Jason Bourne hat eine Tochter
Wer ist Hanna? Hanna (Saoirse Ronan, laut IMDB spricht man den Vornamen
"Siersche" aus, die Schauspielerin selbst sagt "Sarscha") ist zunächst
mal ein Mädchen von etwa 15 Jahren, das zu Beginn des Films im
finnischen Winter mit Pfeil und Bogen auf Rentierjagd geht. Sie trifft
das Tier mit dem ersten Pfeil, doch es kann sich noch weiterschleppen.
Hanna verfolgt es, stellt es schließlich, entschuldigt sich bei ihm,
weil sie das Herz verfehlt hat, und tötet es kaltblütig mit zwei
Revolverschüssen. Wie aus dem Nichts taucht plötzlich ein in Felle
gepackter Mann hinter ihr auf, von dem wir später erfahren, dass er ihr
Vater ist, und ruft "Du bist tot!". Lektion gelernt: Sei bei allem, was
du tust, niemals unachtsam.
Erik Heller, der Vater, gespielt von Eric Bana, ist ein ehemaliger
CIA-Agent, der von seinem Dienst desertiert ist und nun mit seiner
Tochter in einer Holzhütte ohne Strom und fließendes Wasser in Finnland
lebt. Er erzieht sie nicht, sondern bildet sie aus. Lässt sie Sprachen
lernen, Fakten über die Länder der Welt, und vor allem bringt er ihr
Nahkampftechniken bei.
Eines Tages ist Hanna dann schließlich besser als er, schneller und
stärker. Er lässt ihr die Wahl, stellt einen mobilen Peilsender auf den
Tisch und erklärt ihr, dass sie ihn nur einzuschalten brauche, damit man
sie findet. Und nach einigem Zögern legt Hanna den Schalter um. Das löst
beim CIA einen Alarm aus. Marissa Wiegler (Cate Blanchett), die Leiterin
der Organisation, ahnt, von wem das Signal kommen könnte. Sie schickt
mehrere Teams los, um Hanna und Erik zu fangen und auszuschalten, und es
beginnt eine Jagd, die über Marokko und Spanien bis nach Hamburg und
Berlin führt und dort in einem stillgelegten Vergnügungspark endet.
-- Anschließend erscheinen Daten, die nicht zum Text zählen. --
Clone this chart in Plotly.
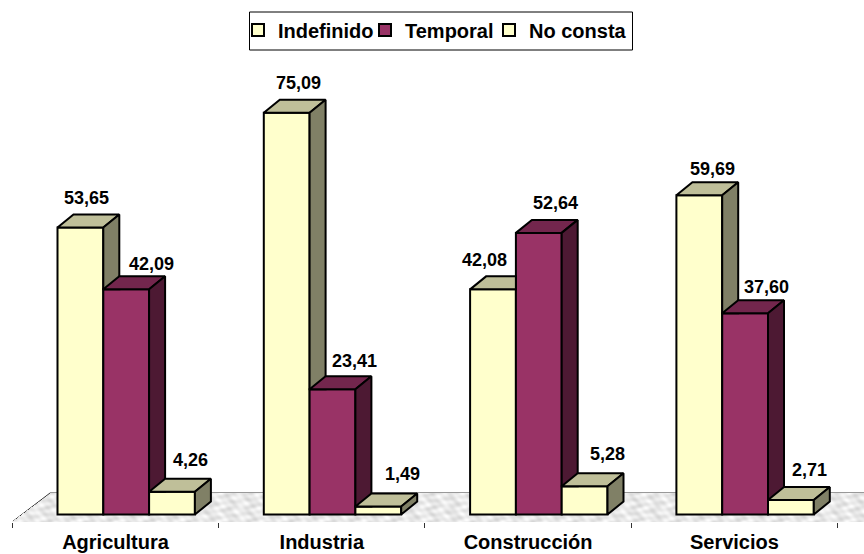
import base64
import math
import struct
import zlib

import plotly.graph_objects as go

categories = ["Agricultura", "Industria", "Construcción", "Servicios"]
indefinido = [53.65, 75.09, 42.08, 59.69]
temporal = [42.09, 23.41, 52.64, 37.60]
no_consta = [4.26, 1.49, 5.28, 2.71]
series_names = ["Indefinido", "Temporal", "No consta"]
series_values = [indefinido, temporal, no_consta]

# styles
FRONT = ["#FFFFCC", "#993366", "#FFFFCC"]
TOP = ["#BFBF99", "#73264D", "#BFBF99"]
SIDE = ["#808066", "#4D1933", "#808066"]
FONT = "Liberation Sans"

# layout scale (pixels of the 864x554 page)
W, H = 864, 554
PLOT_BOTTOM = 522
PX_PER_UNIT = 5.35
BASE_PX = 514.5
CAT_PX = 206.3
CAT0_PX = 115.5
GROUP_SHIFT = 10.7 / CAT_PX
BAR_W = 45.8 / CAT_PX
DX = 16 / CAT_PX
DY = 13 / PX_PER_UNIT
LEGEND_X_PX = [238, 365, 489]
LEGEND_IDS = ["legend", "legend2", "legend3"]


def px_x(p):
    return (p - CAT0_PX) / CAT_PX


def px_y(p):
    return (BASE_PX - p) / PX_PER_UNIT


def bar_left(cat, k):
    return cat + GROUP_SHIFT + (k - 1.5) * BAR_W


def floor_texture(w, h, slant):
    """Marble-like grey wall-paper for the floor, transparent outside the parallelogram."""
    rows = []
    for y in range(h):
        row = bytearray([0])
        inset = slant * (h - 1 - y) / max(h - 1, 1)
        for x in range(w):
            g = (233 + 9 * math.sin(0.31 * x + 1.4 * math.sin(0.45 * y))
                 + 6 * math.sin(0.13 * x + 0.9 * y)
                 + 5 * math.sin(0.73 * x - 0.6 * y))
            g = int(max(205, min(252, g)))
            row += bytes([g, g, g, 255 if x >= inset else 0])
        rows.append(bytes(row))

    def chunk(tag, data):
        return (struct.pack(">I", len(data)) + tag + data
                + struct.pack(">I", zlib.crc32(tag + data) & 0xFFFFFFFF))

    png = (b"\x89PNG\r\n\x1a\n"
           + chunk(b"IHDR", struct.pack(">IIBBBBB", w, h, 8, 6, 0, 0, 0))
           + chunk(b"IDAT", zlib.compress(b"".join(rows)))
           + chunk(b"IEND", b""))
    return "data:image/png;base64," + base64.b64encode(png).decode()


fig = go.Figure()

for k, name in enumerate(series_names):
    fig.add_trace(go.Bar(
        name=name,
        legend=LEGEND_IDS[k],
        showlegend=True,
        x=[bar_left(c, k) + BAR_W / 2 for c in range(len(categories))],
        y=series_values[k],
        width=BAR_W,
        marker=dict(color=FRONT[k], line=dict(color="#000000", width=2)),
        hoverinfo="skip",
    ))

for k in range(len(series_names)):
    top_x, top_y, side_x, side_y = [], [], [], []
    for c in range(len(categories)):
        v = series_values[k][c]
        l = bar_left(c, k)
        r = l + BAR_W
        nxt = series_values[k + 1][c] if k + 1 < len(series_values) else None
        # top face, hidden behind a taller neighbour
        back_r = r if (nxt is not None and nxt > v) else r + DX
        top_x += [l, l + DX, back_r, r, l, None]
        top_y += [v, v + DY, v + DY, v, v, None]
        # side face
        if nxt is None:
            side_x += [r, r + DX, r + DX, r, r, None]
            side_y += [v, v + DY, DY, 0, v, None]
        elif nxt < v:
            side_x += [r, r + DX, r + DX, r, r, None]
            side_y += [v, v + DY, nxt, nxt, v, None]
    for xs, ys, col in ((top_x, top_y, TOP[k]), (side_x, side_y, SIDE[k])):
        fig.add_trace(go.Scatter(
            x=xs, y=ys, mode="lines", fill="toself", fillcolor=col,
            line=dict(color="#000000", width=2),
            showlegend=False, hoverinfo="skip",
        ))

# data labels: hand-placed in the reference
label_dx = [[6, 12, -9, 13], [25, 22, 17, 21], [18, 24, 23, 19]]
label_dy = [[29, 30, 29, 26], [25, 28, 30, 26], [32, 33, 32, 30]]
annotations = []
for k in range(len(series_names)):
    for c, v in enumerate(series_values[k]):
        annotations.append(dict(
            x=bar_left(c, k) + BAR_W / 2, y=v, xref="x", yref="y",
            text=f"{v:.2f}".replace(".", ","), showarrow=False,
            xshift=label_dx[k][c], yshift=label_dy[k][c],
            font=dict(family=FONT, size=18, color="#000000", weight=700),
        ))

# floor and legend frame
floor_image = dict(
    source=floor_texture(858, 29, 38), layer="below", xref="x", yref="y",
    x=px_x(12), y=px_y(493), sizex=858 / CAT_PX, sizey=29 / PX_PER_UNIT,
    xanchor="left", yanchor="top", sizing="stretch",
)
floor = dict(
    type="path", layer="below", xref="x", yref="y",
    path=(f"M{px_x(12)},{px_y(522)} L{px_x(50)},{px_y(493)} L{px_x(870)},{px_y(493)} "
          f"L{px_x(837)},{px_y(522)} Z"),
    fillcolor="rgba(0,0,0,0)", line=dict(color="#333333", width=1),
)
frame = dict(
    type="rect", xref="paper", yref="paper",
    x0=249.5 / W, x1=632.5 / W, y0=1 - 50 / PLOT_BOTTOM, y1=1 - 12 / PLOT_BOTTOM,
    line=dict(color="#000000", width=1), fillcolor="rgba(0,0,0,0)",
)

legends = {
    lid: dict(
        orientation="v", x=lx / W, xanchor="left", y=1 - 30 / PLOT_BOTTOM, yanchor="middle",
        bgcolor="rgba(0,0,0,0)", borderwidth=0,
        font=dict(family=FONT, size=20, color="#000000", weight=700),
    )
    for lid, lx in zip(LEGEND_IDS, LEGEND_X_PX)
}

fig.update_layout(
    width=W, height=H,
    margin=dict(l=0, r=0, t=0, b=H - PLOT_BOTTOM, pad=0),
    autosize=False,
    barmode="overlay",
    paper_bgcolor="#FFFFFF", plot_bgcolor="#FFFFFF",
    font=dict(family=FONT, color="#000000"),
    annotations=annotations,
    images=[floor_image],
    shapes=[floor, frame],
    xaxis=dict(
        automargin=False,
        range=[px_x(0), px_x(W)], showgrid=False, zeroline=False, showline=False,
        tickmode="array", tickvals=list(range(len(categories))), ticktext=categories,
        ticks="", ticklabelstandoff=6,
        tickfont=dict(family=FONT, size=20, color="#000000", weight=700),
        minor=dict(tickmode="array", tickvals=[i - 0.5 for i in range(len(categories) + 1)],
                   ticks="outside", ticklen=5, tickcolor="#333333", tickwidth=1, showgrid=False),
    ),
    yaxis=dict(
        automargin=False,
        range=[px_y(PLOT_BOTTOM), px_y(0)], visible=False, showgrid=False, zeroline=False,
    ),
    **legends,
)

fig.write_html(
    "out.html",
    config=dict(displayModeBar=False),
    post_script="document.body.style.margin='0';document.documentElement.style.overflow='hidden';",
)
"Wer ist Hanna?" weist Parallelen zu den Jason-Bourne-Filmen
auf: Auch hier ist die Hauptperson das Ergebnis eines fehlgeschlagenen
Experiments des Geheimdiensts, eine Kampfmaschine, die versucht, hinter
das Geheimnis ihrer Existenz zu kommen. Doch dieses Mal ist es ein
schmales, strohblondes Mädchen mit großen, blauen Augen, bleicher Haut
und Sommersprossen, das seine Gegner ohne eine Sekunde zu zögern aus dem
Weg räumt. Da sie jedoch in der weiten finnischen Wildnis aufgewachsen
ist, hat Hanna außer zu ihrem Vater noch nie Kontakt zu anderen Menschen
oder zur Zivilisation gehabt. Sie kennt Musik, Tanz, Freundschaft, aber
auch Elektrizität, Wasserkocher und Internet allein aus dem dünnen
Konversationslexikon, mit dem ihr Vater ihren Unterricht bestritt. Als
sie zum ersten Mal unter Menschen kommt, ist sie wie ein Alien, ein
Wesen von einem anderen Stern, das seine neue Umwelt zu begreifen
versucht. Verzweifelt rekapituliert sie die Texte aus dem Lexikon, doch
die helfen ihr jetzt nicht mehr weiter.
Der Film lässt einige Fragen offen, was okay ist, und beantwortet einige
andere nur in Andeutungen. Einige Details wirken recht unglaubwürdig –
man fragt sich beispielsweise, wie Hanna in wenigen Minuten lernen kann,
mit Computer, Maus und einer Internet-Suchmaschine umzugehen. Aber sei’s
drum. Dafür bekommt man einen gut fotografierten, spannenden
Actionthriller, der allerdings auf die üblichen Explosionen und
Ballereien weitgehend verzichtet und stattdessen die Geschichte seiner
Hauptfigur in den Mittelpunkt stellt. Und Saoirse Ronan spielt diese
Hanna wirklich beeindruckend gut.
Wer aber ist nun Hanna? Die Frage, die der Filmtitel stellt, wird bis
zum Ende nicht beantwortet (das englische Original heißt auch einfach
nur "Hanna"). Und die Tragik von Hannas Geschichte ist, dass die Frage
nach dem Wer oder auch Was im Verlauf des Films immer uninteressanter
wird. Der Zuschauer leidet mit der Hauptperson mit, weil ihm wie ihr
immer stärker bewusst wird, wer sie hätte sein können.